● TASK STATEMENT
Transcribe the material verbatim in full; the pictures do not belong in the copy.

## start COLLECTED DATA

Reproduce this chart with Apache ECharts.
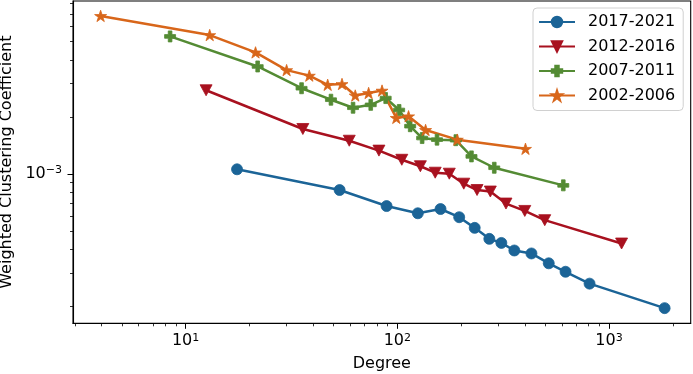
<!DOCTYPE html>
<html>
<head>
<meta charset="utf-8">
<script src="https://cdn.jsdelivr.net/npm/echarts@6/dist/echarts.min.js"></script>
<style>
  html, body { margin: 0; padding: 0; background: #fff; }
  #chart { width: 693px; height: 374px; }
</style>
</head>
<body>
<div id="chart"></div>
<script>
// valores (log-log)
var periodos = ['2017-2021', '2012-2016', '2007-2011', '2002-2006'];

var grado2017 = [17.5, 53.4, 89, 125, 160, 196, 232, 272, 310, 357, 430, 519, 623, 809, 1830];
var coef2017 = [1.06e-3, 8.24e-4, 6.78e-4, 6.21e-4, 6.54e-4, 5.92e-4, 5.20e-4, 4.55e-4, 4.33e-4, 3.95e-4, 3.81e-4, 3.38e-4, 3.05e-4, 2.64e-4, 1.96e-4];

var grado2012 = [12.5, 35.8, 59.3, 81.9, 105, 128.5, 151, 176, 206, 238, 275, 326, 400, 497, 1146];
var coef2012 = [2.77e-3, 1.73e-3, 1.50e-3, 1.33e-3, 1.19e-3, 1.10e-3, 1.017e-3, 1.005e-3, 8.90e-4, 8.24e-4, 8.09e-4, 6.99e-4, 6.39e-4, 5.71e-4, 4.30e-4];

var grado2007 = [8.45, 21.9, 35.3, 48.6, 61.8, 74.9, 88.1, 102, 115, 131, 154, 189, 224, 287, 608];
var coef2007 = [5.33e-3, 3.70e-3, 2.84e-3, 2.47e-3, 2.24e-3, 2.32e-3, 2.52e-3, 2.18e-3, 1.79e-3, 1.55e-3, 1.52e-3, 1.51e-3, 1.24e-3, 1.08e-3, 8.72e-4];

var grado2002 = [3.97, 13.0, 21.4, 30.0, 38.4, 46.9, 54.8, 63.3, 73.2, 84.7, 98.9, 113, 136, 192, 403];
var coef2002 = [6.84e-3, 5.42e-3, 4.39e-3, 3.54e-3, 3.31e-3, 2.96e-3, 2.99e-3, 2.60e-3, 2.68e-3, 2.76e-3, 1.98e-3, 2.02e-3, 1.71e-3, 1.52e-3, 1.36e-3];

var ticksXMayor = [10, 100, 1000];
var ticksXMenor = [3, 4, 5, 6, 7, 8, 9, 20, 30, 40, 50, 60, 70, 80, 90, 200, 300, 400, 500, 600, 700, 800, 900, 2000];
var ticksYMayor = [1e-3];
var ticksYMenor = [2e-4, 3e-4, 4e-4, 5e-4, 6e-4, 7e-4, 8e-4, 9e-4, 2e-3, 3e-3, 4e-3, 5e-3, 6e-3, 7e-3, 8e-3];

// marcadores tipo matplotlib
function estrella() {
    var pts = [];
    for (var i = 0; i < 10; i++) {
        var r = i % 2 === 0 ? 1 : 0.381966;
        var a = -Math.PI / 2 + i * Math.PI / 5;
        pts.push((r * Math.cos(a)).toFixed(4) + ',' + (r * Math.sin(a)).toFixed(4));
    }
    return 'path://M' + pts.join(' L') + ' Z';
}
var simboloCruz = 'path://M-1,-3 L1,-3 L1,-1 L3,-1 L3,1 L1,1 L1,3 L-1,3 L-1,1 L-3,1 L-3,-1 L-1,-1 Z';
var simboloTriangulo = 'path://M0,0 L2,0 L1,2 Z';

var estilos = [
    { color: '#1b6497', symbol: 'circle', size: 11 },
    { color: '#a8111f', symbol: simboloTriangulo, size: [12, 11] },
    { color: '#548b34', symbol: simboloCruz, size: 11 },
    { color: '#d8661a', symbol: estrella(), size: [12, 11.4] }
];

var grados = [grado2017, grado2012, grado2007, grado2002];
var coefs = [coef2017, coef2012, coef2007, coef2002];

var series = periodos.map(function (nombre, i) {
    return {
        name: nombre,
        type: 'line',
        xAxisIndex: 0,
        yAxisIndex: 0,
        data: grados[i].map(function (g, j) { return [g, coefs[i][j]]; }),
        symbol: estilos[i].symbol,
        symbolSize: estilos[i].size,
        showAllSymbol: true,
        lineStyle: { color: estilos[i].color, width: 2.5 },
        itemStyle: { color: estilos[i].color, borderColor: estilos[i].color, borderWidth: 0.8 },
        emphasis: { disabled: true }
    };
});

function potencia(v) {
    var e = Math.round(Math.log10(v));
    return '10{s|' + (e < 0 ? '\u2212' + (-e) : e) + '}';
}

var fuente = 'DejaVu Sans';
var richSup = { s: { fontSize: 11, fontFamily: fuente, color: '#000', padding: [0, 0, 7, 0] } };

var xMin = 2.94, xMax = 2430, yMin = 1.63e-4, yMax = 8.2e-3;

var option = {
    animation: false,
    textStyle: { fontFamily: fuente },
    grid: {
        left: 73, right: 2.3, top: 1, bottom: 50.7,
        outerBoundsMode: 'none', containLabel: false,
        show: true, borderColor: '#000', borderWidth: 1.1
    },
    legend: {
        data: periodos,
        orient: 'vertical',
        left: 533,
        top: 8,
        itemWidth: 36,
        itemHeight: 13,
        itemGap: 8.5,
        padding: [6, 8, 7, 5],
        backgroundColor: '#fff',
        borderColor: '#d0d0d0',
        borderWidth: 1,
        borderRadius: 4,
        textStyle: { fontSize: 16, fontFamily: fuente, color: '#000', lineHeight: 16, padding: [0, 0, 0, 8] }
    },
    xAxis: [
        {
            type: 'log', min: xMin, max: xMax,
            name: 'Degree', nameLocation: 'middle', nameGap: 33,
            nameTextStyle: { fontSize: 16, fontFamily: fuente, color: '#000' },
            axisLine: { show: true, lineStyle: { color: '#000', width: 1.1 } },
            axisTick: { show: true, length: 5.5, customValues: ticksXMayor, lineStyle: { color: '#000', width: 1 } },
            axisLabel: { customValues: ticksXMayor, margin: 9, fontSize: 16, color: '#000', formatter: potencia, rich: richSup },
            splitLine: { show: false }
        },
        {
            type: 'log', min: xMin, max: xMax, position: 'bottom',
            axisLine: { show: false },
            axisTick: { show: true, length: 3, customValues: ticksXMenor, lineStyle: { color: '#000', width: 0.8 } },
            axisLabel: { show: false },
            splitLine: { show: false }
        }
    ],
    yAxis: [
        {
            type: 'log', min: yMin, max: yMax,
            name: 'Weighted Clustering Coefficient', nameLocation: 'middle', nameGap: 57,
            nameTextStyle: { fontSize: 16, fontFamily: fuente, color: '#000' },
            axisLine: { show: true, lineStyle: { color: '#000', width: 1.1 } },
            axisTick: { show: true, length: 5.5, customValues: ticksYMayor, lineStyle: { color: '#000', width: 1 } },
            axisLabel: { customValues: ticksYMayor, margin: 11, fontSize: 16, color: '#000', formatter: potencia, rich: richSup },
            splitLine: { show: false }
        },
        {
            type: 'log', min: yMin, max: yMax, position: 'left',
            axisLine: { show: false },
            axisTick: { show: true, length: 3, customValues: ticksYMenor, lineStyle: { color: '#000', width: 0.8 } },
            axisLabel: { show: false },
            splitLine: { show: false }
        }
    ],
    series: series
};

var chart = echarts.init(document.getElementById('chart'));
chart.setOption(option);
</script>
</body>
</html>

## end COLLECTED DATA

● RESULT FOR THIS TASK
Reproduce this chart with Apache ECharts.
<!DOCTYPE html>
<html>
<head>
<meta charset="utf-8">
<script src="https://cdn.jsdelivr.net/npm/echarts@6/dist/echarts.min.js"></script>
<style>
  html, body { margin: 0; padding: 0; background: #fff; }
  #chart { width: 693px; height: 374px; }
</style>
</head>
<body>
<div id="chart"></div>
<script>
// valores (log-log)
var periodos = ['2017-2021', '2012-2016', '2007-2011', '2002-2006'];

var grado2017 = [17.5, 53.4, 89, 125, 160, 196, 232, 272, 310, 357, 430, 519, 623, 809, 1830];
var coef2017 = [1.06e-3, 8.24e-4, 6.78e-4, 6.21e-4, 6.54e-4, 5.92e-4, 5.20e-4, 4.55e-4, 4.33e-4, 3.95e-4, 3.81e-4, 3.38e-4, 3.05e-4, 2.64e-4, 1.96e-4];

var grado2012 = [12.5, 35.8, 59.3, 81.9, 105, 128.5, 151, 176, 206, 238, 275, 326, 400, 497, 1146];
var coef2012 = [2.77e-3, 1.73e-3, 1.50e-3, 1.33e-3, 1.19e-3, 1.10e-3, 1.017e-3, 1.005e-3, 8.90e-4, 8.24e-4, 8.09e-4, 6.99e-4, 6.39e-4, 5.71e-4, 4.30e-4];

var grado2007 = [8.45, 21.9, 35.3, 48.6, 61.8, 74.9, 88.1, 102, 115, 131, 154, 189, 224, 287, 608];
var coef2007 = [5.33e-3, 3.70e-3, 2.84e-3, 2.47e-3, 2.24e-3, 2.32e-3, 2.52e-3, 2.18e-3, 1.79e-3, 1.55e-3, 1.52e-3, 1.51e-3, 1.24e-3, 1.08e-3, 8.72e-4];

var grado2002 = [3.97, 13.0, 21.4, 30.0, 38.4, 46.9, 54.8, 63.3, 73.2, 84.7, 98.9, 113, 136, 192, 403];
var coef2002 = [6.84e-3, 5.42e-3, 4.39e-3, 3.54e-3, 3.31e-3, 2.96e-3, 2.99e-3, 2.60e-3, 2.68e-3, 2.76e-3, 1.98e-3, 2.02e-3, 1.71e-3, 1.52e-3, 1.36e-3];

var ticksXMayor = [10, 100, 1000];
var ticksXMenor = [3, 4, 5, 6, 7, 8, 9, 20, 30, 40, 50, 60, 70, 80, 90, 200, 300, 400, 500, 600, 700, 800, 900, 2000];
var ticksYMayor = [1e-3];
var ticksYMenor = [2e-4, 3e-4, 4e-4, 5e-4, 6e-4, 7e-4, 8e-4, 9e-4, 2e-3, 3e-3, 4e-3, 5e-3, 6e-3, 7e-3, 8e-3];

// marcadores tipo matplotlib
function estrella() {
    var pts = [];
    for (var i = 0; i < 10; i++) {
        var r = i % 2 === 0 ? 1 : 0.381966;
        var a = -Math.PI / 2 + i * Math.PI / 5;
        pts.push((r * Math.cos(a)).toFixed(4) + ',' + (r * Math.sin(a)).toFixed(4));
    }
    return 'path://M' + pts.join(' L') + ' Z';
}
var simboloCruz = 'path://M-1,-3 L1,-3 L1,-1 L3,-1 L3,1 L1,1 L1,3 L-1,3 L-1,1 L-3,1 L-3,-1 L-1,-1 Z';
var simboloTriangulo = 'path://M0,0 L2,0 L1,2 Z';

var estilos = [
    { color: '#1b6497', symbol: 'circle', size: 11 },
    { color: '#a8111f', symbol: simboloTriangulo, size: [12, 11] },
    { color: '#548b34', symbol: simboloCruz, size: 11 },
    { color: '#d8661a', symbol: estrella(), size: [12, 11.4] }
];

var grados = [grado2017, grado2012, grado2007, grado2002];
var coefs = [coef2017, coef2012, coef2007, coef2002];

var series = periodos.map(function (nombre, i) {
    return {
        name: nombre,
        type: 'line',
        xAxisIndex: 0,
        yAxisIndex: 0,
        data: grados[i].map(function (g, j) { return [g, coefs[i][j]]; }),
        symbol: estilos[i].symbol,
        symbolSize: estilos[i].size,
        showAllSymbol: true,
        lineStyle: { color: estilos[i].color, width: 2.5 },
        itemStyle: { color: estilos[i].color, borderColor: estilos[i].color, borderWidth: 0.8 },
        emphasis: { disabled: true }
    };
});

function potencia(v) {
    var e = Math.round(Math.log10(v));
    return '10{s|' + (e < 0 ? '\u2212' + (-e) : e) + '}';
}

var fuente = 'DejaVu Sans';
var richSup = { s: { fontSize: 11, fontFamily: fuente, color: '#000', padding: [0, 0, 7, 0] } };

var xMin = 2.94, xMax = 2430, yMin = 1.63e-4, yMax = 8.2e-3;

var option = {
    animation: false,
    textStyle: { fontFamily: fuente },
    grid: {
        left: 73, right: 2.3, top: 1, bottom: 50.7,
        outerBoundsMode: 'none', containLabel: false,
        show: true, borderColor: '#000', borderWidth: 1.1
    },
    legend: {
        data: periodos,
        orient: 'vertical',
        left: 533,
        top: 8,
        itemWidth: 36,
        itemHeight: 13,
        itemGap: 8.5,
        padding: [6, 8, 7, 5],
        backgroundColor: '#fff',
        borderColor: '#d0d0d0',
        borderWidth: 1,
        borderRadius: 4,
        textStyle: { fontSize: 16, fontFamily: fuente, color: '#000', lineHeight: 16, padding: [0, 0, 0, 8] }
    },
    xAxis: [
        {
            type: 'log', min: xMin, max: xMax,
            name: 'Degree', nameLocation: 'middle', nameGap: 33,
            nameTextStyle: { fontSize: 16, fontFamily: fuente, color: '#000' },
            axisLine: { show: true, lineStyle: { color: '#000', width: 1.1 } },
            axisTick: { show: true, length: 5.5, customValues: ticksXMayor, lineStyle: { color: '#000', width: 1 } },
            axisLabel: { customValues: ticksXMayor, margin: 9, fontSize: 16, color: '#000', formatter: potencia, rich: richSup },
            splitLine: { show: false }
        },
        {
            type: 'log', min: xMin, max: xMax, position: 'bottom',
            axisLine: { show: false },
            axisTick: { show: true, length: 3, customValues: ticksXMenor, lineStyle: { color: '#000', width: 0.8 } },
            axisLabel: { show: false },
            splitLine: { show: false }
        }
    ],
    yAxis: [
        {
            type: 'log', min: yMin, max: yMax,
            name: 'Weighted Clustering Coefficient', nameLocation: 'middle', nameGap: 57,
            nameTextStyle: { fontSize: 16, fontFamily: fuente, color: '#000' },
            axisLine: { show: true, lineStyle: { color: '#000', width: 1.1 } },
            axisTick: { show: true, length: 5.5, customValues: ticksYMayor, lineStyle: { color: '#000', width: 1 } },
            axisLabel: { customValues: ticksYMayor, margin: 11, fontSize: 16, color: '#000', formatter: potencia, rich: richSup },
            splitLine: { show: false }
        },
        {
            type: 'log', min: yMin, max: yMax, position: 'left',
            axisLine: { show: false },
            axisTick: { show: true, length: 3, customValues: ticksYMenor, lineStyle: { color: '#000', width: 0.8 } },
            axisLabel: { show: false },
            splitLine: { show: false }
        }
    ],
    series: series
};

var chart = echarts.init(document.getElementById('chart'));
chart.setOption(option);
</script>
</body>
</html>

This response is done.